Risks of Adding New Team Members
Updated: Mar 10
Every project of length goes through some level of turnover during project execution. Some voluntary, some involuntary. As a project manager this is typically an unforeseen risk when preparing your risk profile of your project. Staffing changes mid-project are expensive and often can have farther reaching impacts such as to your schedule, budget, and quality. Not to mention the risk it exposes to your customer relationship. Here are some risks that project managers should be aware of when it comes to adding new team members.
The cost of onboarding a new team member can be quantified several different ways. When it comes to dollars and cents, one needs to look at the cost of getting the new team member up to speed – it’s going to cost time for another team member to sit with that individual (or perhaps yourself as the project manager). There is an opportunity cost that you will absorb by the time needed to be spent with the new team member.
Cohesion with Team Members
With any successful team, there is a chemistry; a way of working together in a cohesive manner that is both practiced and efficient.

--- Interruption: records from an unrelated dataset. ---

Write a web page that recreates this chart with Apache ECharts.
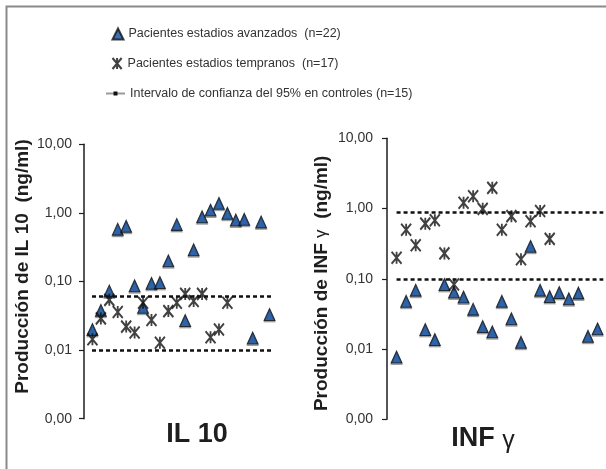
<!DOCTYPE html>
<html>
<head>
<meta charset="utf-8">
<script src="https://cdn.jsdelivr.net/npm/echarts@6/dist/echarts.min.js"></script>
<style>
  html, body { margin: 0; padding: 0; background: #fff; }
  #chart { width: 606px; height: 469px; }
</style>
</head>
<body>
<div id="chart"></div>
<script>
// IL 10 production (ng/ml) per patient
const il10Advanced = [0.020, 0.038, 0.073, 0.58, 0.64, 0.087, 0.042, 0.094, 0.097, 0.20, 0.68, 0.027, 0.29, 0.88, 1.10, 1.38, 0.99, 0.79, 0.81, 0.015, 0.74, 0.033];
const il10Early = [0.0144, 0.029, 0.054, 0.036, 0.022, 0.018, 0.049, 0.0275, 0.0128, 0.037, 0.049, 0.066, 0.052, 0.066, 0.0154, 0.020, 0.049];
// INF gamma production (ng/ml) per patient
const infAdvanced = [0.0077, 0.048, 0.069, 0.019, 0.0137, 0.083, 0.065, 0.055, 0.037, 0.021, 0.0176, 0.048, 0.027, 0.0125, 0.29, 0.069, 0.056, 0.064, 0.052, 0.063, 0.0152, 0.0194];
const infEarly = [0.20, 0.50, 0.30, 0.61, 0.68, 0.23, 0.083, 1.21, 1.50, 0.99, 1.97, 0.50, 0.78, 0.19, 0.66, 0.92, 0.37];
// 95% confidence interval of controls [lower, upper]
const il10Ci = [0.01, 0.06];
const infCi = [0.1, 0.9];
const yTicks = [0.001, 0.01, 0.1, 1, 10];

const nameAdv = 'Pacientes estadios avanzados  (n=22)';
const nameEarly = 'Pacientes estadios tempranos  (n=17)';
const nameCi = 'Intervalo de confianza del 95% en controles (n=15)';

const FONT = '"Liberation Sans", Arial, sans-serif';
const INK = '#1e1e1e';
const asterisk = 'path://M0,0L10,12M10,0L0,12M5,0L5,12';

const toPoints = arr => arr.map((v, i) => [i + 1, v]);
const fmt = v => v.toFixed(2).replace('.', ',');

function yAxisFor(gridIndex, name, labelMargin, nameGap, namePadding) {
  return {
    type: 'log', logBase: 10, gridIndex,
    min: yTicks[0], max: yTicks[yTicks.length - 1],
    splitLine: { show: false },
    axisLine: { show: true, lineStyle: { color: INK, width: 1.5 } },
    axisTick: { show: true, length: 5, lineStyle: { color: INK, width: 1.2 } },
    axisLabel: { formatter: fmt, color: '#333', fontSize: 14, fontFamily: FONT, margin: labelMargin },
    name, nameLocation: 'middle', nameRotate: 90, nameGap,
    nameTextStyle: {
      fontFamily: FONT, fontWeight: 'bold', fontSize: 19, color: INK,
      padding: namePadding,
      rich: {
        b: { fontFamily: FONT, fontWeight: 'bold', fontSize: 19, color: INK },
        g: { fontFamily: FONT, fontWeight: 'normal', fontSize: 17, color: INK }
      }
    }
  };
}

function ciSeries(gridIndex, ci, x0, x1) {
  return {
    name: nameCi, type: 'line', xAxisIndex: gridIndex, yAxisIndex: gridIndex,
    data: [], symbol: 'rect', symbolSize: 4,
    itemStyle: { color: '#111' },
    lineStyle: { color: '#9a9a9a', width: 1 },
    markLine: {
      silent: true, symbol: 'none', label: { show: false },
      lineStyle: { color: '#111', width: 2.5, type: [4, 3] },
      data: ci.map(v => [{ coord: [x0, v] }, { coord: [x1, v] }])
    }
  };
}

function advSeries(gridIndex, data) {
  return {
    name: nameAdv, type: 'scatter', xAxisIndex: gridIndex, yAxisIndex: gridIndex,
    data: toPoints(data), symbol: 'triangle', symbolSize: [11, 12], z: 3,
    itemStyle: {
      color: '#0b4ea2', borderColor: '#111', borderWidth: 1,
      shadowColor: 'rgba(0,0,0,0.35)', shadowOffsetY: 1.5, shadowBlur: 0
    }
  };
}

function earlySeries(gridIndex, data) {
  return {
    name: nameEarly, type: 'scatter', xAxisIndex: gridIndex, yAxisIndex: gridIndex,
    data: toPoints(data), symbol: asterisk, symbolSize: [10, 12], z: 4,
    itemStyle: { color: 'rgba(0,0,0,0)', borderColor: '#111', borderWidth: 2 }
  };
}

const legendText = { fontFamily: FONT, fontSize: 12.5, color: '#333' };

const chart = echarts.init(document.getElementById('chart'), null, { renderer: 'canvas' });
chart.setOption({
  animation: false,
  backgroundColor: '#fff',
  graphic: [{
    type: 'polyline', silent: true,
    shape: { points: [[6.5, 469], [6.5, 6.5], [606, 6.5]] },
    style: { stroke: '#8a8a8a', lineWidth: 2, fill: null }
  }],
  title: [
    { text: 'IL 10', left: 192, top: 416, textAlign: 'center',
      textStyle: { fontFamily: FONT, fontWeight: 'bold', fontSize: 27, color: INK } },
    { text: '{a|INF }{g|γ}', left: 478, top: 419, textAlign: 'center',
      textStyle: { rich: {
        a: { fontFamily: FONT, fontWeight: 'bold', fontSize: 27, color: INK },
        g: { fontFamily: FONT, fontWeight: 'normal', fontSize: 25, color: INK, padding: [5, 0, 0, 0] }
      } } }
  ],
  legend: [
    { data: [nameAdv], left: 106.5, top: 22.5, itemWidth: 11, itemHeight: 11, textStyle: legendText },
    { data: [nameEarly], left: 106.5, top: 52, itemWidth: 11, itemHeight: 11, textStyle: legendText },
    { data: [nameCi], left: 100, top: 82, itemWidth: 19, itemHeight: 5, textStyle: legendText }
  ],
  grid: [
    { left: 84, top: 144.3, width: 194, height: 274.4 },
    { left: 387, top: 138.3, width: 216.3, height: 281 }
  ],
  xAxis: [
    { type: 'value', gridIndex: 0, min: 0, max: 23, show: false },
    { type: 'value', gridIndex: 1, min: 0, max: 22.6, show: false }
  ],
  yAxis: [
    yAxisFor(0, 'Producción de IL 10  (ng/ml)', 12, 52, [0, 0, 0, 30]),
    yAxisFor(1, '{b|Producción de INF }{g|γ}{b|  (ng/ml)}', 14, 56, [0, 9, 0, 0])
  ],
  series: [
    ciSeries(0, il10Ci, 0.95, 22.5),
    advSeries(0, il10Advanced),
    earlySeries(0, il10Early),
    ciSeries(1, infCi, 1.0, 22.6),
    advSeries(1, infAdvanced),
    earlySeries(1, infEarly)
  ]
});
</script>
</body>
</html>
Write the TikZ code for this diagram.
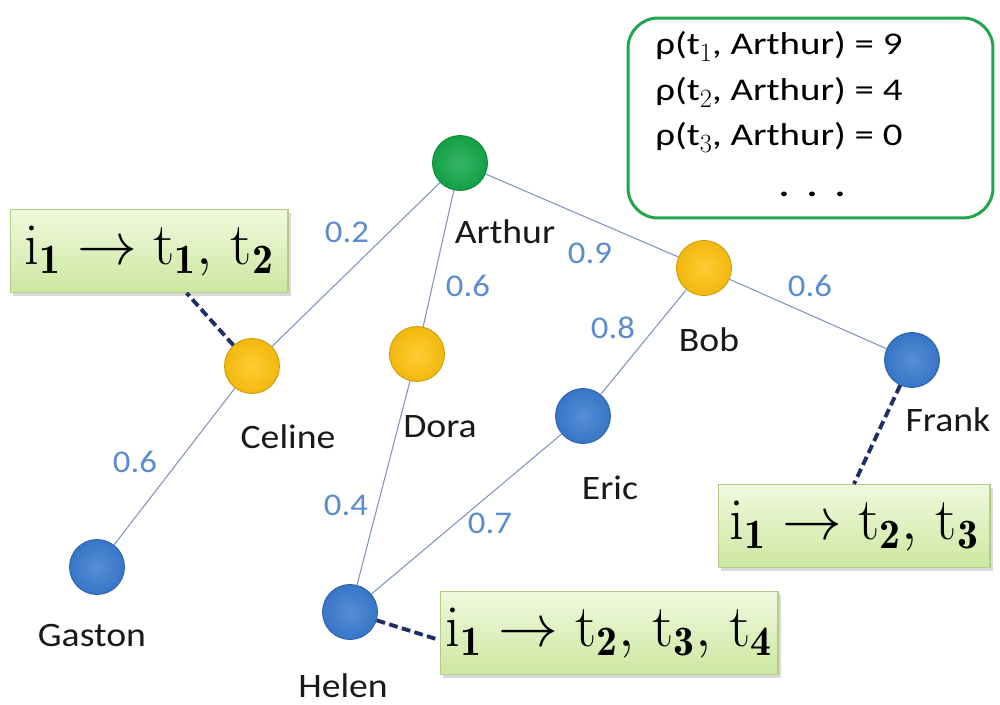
\RequirePackage{fix-cm}
\documentclass[tikz,border=0pt]{standalone}
\usepackage{fontspec}
\usepackage{amsmath}
\setsansfont[FakeStretch=1.1]{Carlito}
\newfontfamily\rhofont[FakeStretch=1.23]{Carlito}
\usetikzlibrary{shadows}

\definecolor{edgeblue}{HTML}{7F93BD}
\definecolor{wtblue}{HTML}{5B8CD0}
\definecolor{dashnavy}{HTML}{1F2F66}
\definecolor{nodegreen}{HTML}{14A84A}
\definecolor{nodeyellow}{HTML}{FFC20E}
\definecolor{nodeblue}{HTML}{3A7BD0}
\definecolor{boxtop}{HTML}{F0F9DE}
\definecolor{boxbot}{HTML}{CDE7A0}
\definecolor{boxline}{HTML}{B3CD88}
\definecolor{framegreen}{HTML}{22A64C}

% subscripted names
\newcommand{\itm}[1]{\mathrm{#1}_{\mathbf{1}}}
\newcommand{\tg}[1]{\mathrm{t}_{\mathbf{#1}}}
\newcommand{\rt}[1]{t\raisebox{-4pt}{\fontsize{15}{15}\selectfont$\mathrm{#1}$}}

\begin{document}
\begin{tikzpicture}
  [x=0.02cm,y=-0.02cm,
   person/.style={shape=circle,minimum size=1.1cm,inner sep=0pt,
     draw=#1!80!black,line width=0.5pt,
     inner color=#1!85!white,outer color=#1!95!black},
   pname/.style={font=\fontsize{19.5}{22}\sffamily,text=black!90},
   weight/.style={font=\fontsize{18}{21}\sffamily,text=wtblue},
   link/.style={draw=edgeblue,line width=0.6pt},
   tie/.style={draw=dashnavy,line width=2.2pt,dash pattern=on 5pt off 2.5pt},
   itembox/.style={draw=boxline,line width=0.6pt,top color=boxtop,
     bottom color=boxbot,minimum height=1.66cm,inner sep=0pt,
     drop shadow={opacity=0.3,shadow xshift=0.06cm,shadow yshift=-0.06cm},
     font=\fontsize{34}{40}\selectfont},
   rholine/.style={font=\fontsize{18}{22}\rhofont,anchor=base west,inner sep=0pt}]
\useasboundingbox (0,0) rectangle (1000,704);

% the people
\node[person=nodegreen]  (arthur) at (460,163) {};
\node[person=nodeyellow] (bob)    at (704,268) {};
\node[person=nodeyellow] (celine) at (252,366) {};
\node[person=nodeyellow] (dora)   at (417,354) {};
\node[person=nodeblue]   (eric)   at (583,416) {};
\node[person=nodeblue]   (frank)  at (912,360) {};
\node[person=nodeblue]   (gaston) at (97,567)  {};
\node[person=nodeblue]   (helen)  at (350,612) {};

\node[pname] (arthur-n) at (505,232) {Arthur};
\node[pname] (bob-n)    at (709,340) {Bob};
\node[pname] (celine-n) at (288,437) {Celine};
\node[pname] (dora-n)   at (440,427) {Dora};
\node[pname] (eric-n)   at (610,488) {Eric};
\node[pname] (frank-n)  at (948,420) {Frank};
\node[pname] (gaston-n) at (92,635)  {Gaston};
\node[pname] (helen-n)  at (343,686) {Helen};

% weighted links
\draw[link] (arthur) -- (celine) (arthur) -- (dora) (arthur) -- (bob)
            (bob) -- (eric) (bob) -- (frank) (celine) -- (gaston)
            (dora) -- (helen) (eric) -- (helen);

\node[weight] (w-ac) at (347,232) {0.2};
\node[weight] (w-ad) at (468,286) {0.6};
\node[weight] (w-ab) at (590,253) {0.9};
\node[weight] (w-bf) at (810,286) {0.6};
\node[weight] (w-be) at (613,328) {0.8};
\node[weight] (w-cg) at (135,462) {0.6};
\node[weight] (w-dh) at (346,505) {0.4};
\node[weight] (w-eh) at (490,523) {0.7};

% item boxes
\node[itembox,minimum width=5.56cm] (celinebox) at (149,251)
  {$\itm{i} \rightarrow \tg{1}{,}\ \tg{2}$};
\node[itembox,minimum width=5.44cm] (frankbox) at (854,526)
  {$\itm{i} \rightarrow \tg{2}{,}\ \tg{3}$};
\node[itembox,minimum width=6.76cm] (helenbox) at (609,633)
  {$\itm{i} \rightarrow \tg{2}{,}\ \tg{3}{,}\ \tg{4}$};

\draw[tie] (celine) -- (celinebox);
\draw[tie] (frank) -- (frankbox.north);
\draw[tie] (helen) -- ([yshift=-4pt]helenbox.west);

% scores
\node[draw=framegreen,line width=1.7pt,rounded corners=0.6cm,fill=white,
      minimum width=7.3cm,minimum height=4cm] (rhobox) at (810.5,118) {};
\node[rholine] (rho1) at (655,54)  {ρ(\rt{1}, Arthur) = 9};
\node[rholine] (rho2) at (655,100) {ρ(\rt{2}, Arthur) = 4};
\node[rholine] (rho3) at (655,145) {ρ(\rt{3}, Arthur) = 0};
\node[rholine,anchor=base] (rhodots) at (812,196) {\textbf{.\ \ .\ \ .}};
\end{tikzpicture}
\end{document}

A good project organizational chart will have defined roles and responsibilities for every team member but in these well-oiled teams, everyone knows what they are responsible for but also what everyone else is responsible for. This helps manage expectations of task handovers between team members, setting ideas around task completion, etc. Teams that have worked together and know each other’s strengths, weaknesses and tendencies are often high-performing teams with a history of delivering great results.
Risk of Poaching
With any team members, new or otherwise, there’s always a risk that you may lose that individual to being poached by another organization. This is more common with newer team members who are settling into a new position who may find that they aren’t as comfortable as they anticipated they would be. Adding into the onboarding costs of new members is the potential cost of having to re-hire for that position should a new team member be poached or abruptly leave the team unexpectedly.